A national police spokesman told Anadolu Agency on Wednesday that 36-year-old Mahbub, who like many Indonesians uses one name, was arrested Monday in East Java province after police tracked his activities over two months.
“He recruited people who want to go to the southern Philippines,” Insp. Gen. Boy Rafli Amar said. “We are still investigating how many people have departed.”
Indonesia-based terror networks have a history of close relations with the Abu Sayyaf in the Philippines’ southern Mindanao island region.
In the early 2000s, some members of Jemaah Islamiyah, an affiliate of al-Qaeda in Southeast Asia, received military training at Abu Sayyaf camps.
Among them were two accused of involvement in the 2002 Bali bombings that left 202 people dead.

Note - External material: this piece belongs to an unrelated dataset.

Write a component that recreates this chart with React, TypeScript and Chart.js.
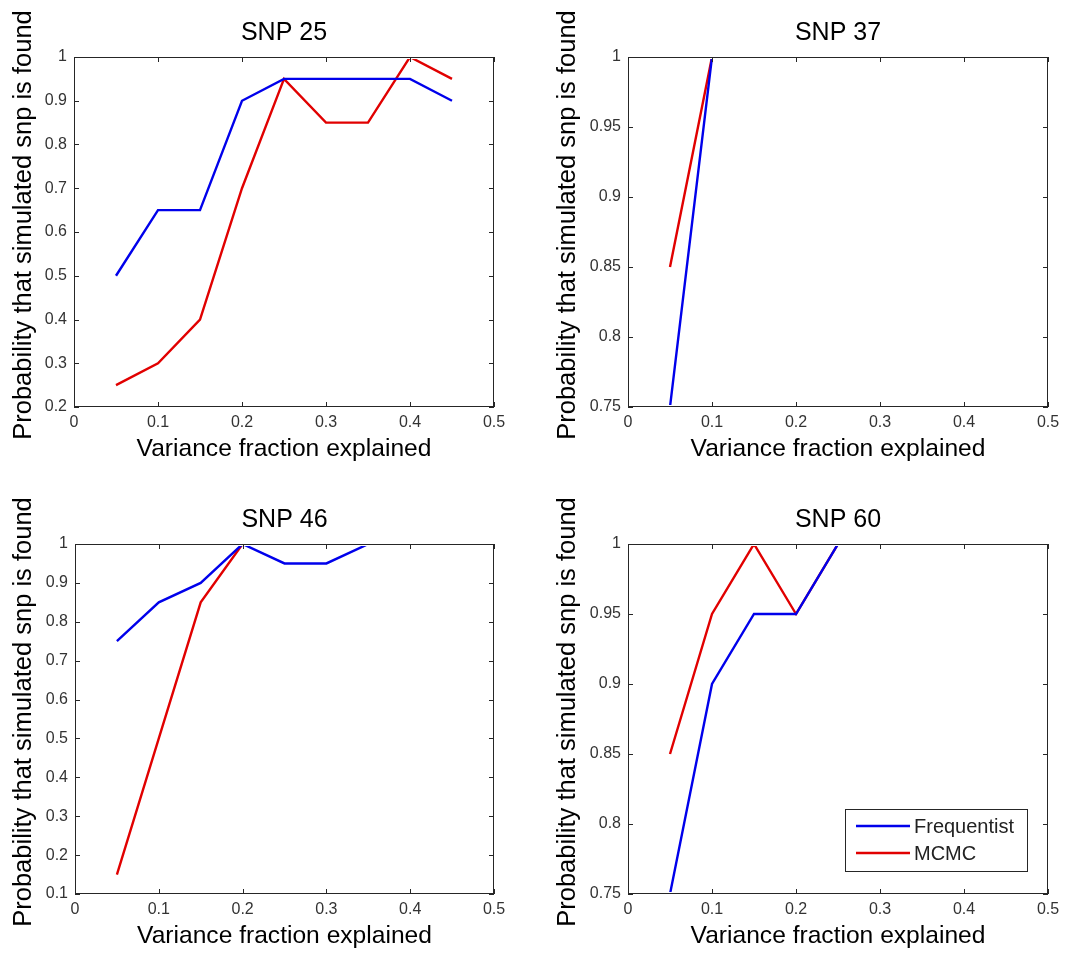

On Wednesday, Amar also said that Mahbub was connected to nine other suspected militants — who police have said belong to a new terror group — arrested last week for allegedly planning attacks on security forces.
“They are targeting the security forces. Therefore, we raise awareness,” he underlined.
He said the radical group, which is based in Sulawesi island and has pledged allegiance to Daesh, considered police as enemies hampering their missions and capturing their fellow members.
Indonesia has been cracking down on militant groups since the 2002 Bali bombings.
The country has been on alert against extremist activities since 2015, further heightening security measures after a January 2016 attack left eight people — including four Daesh-linked suspects — dead in the capital.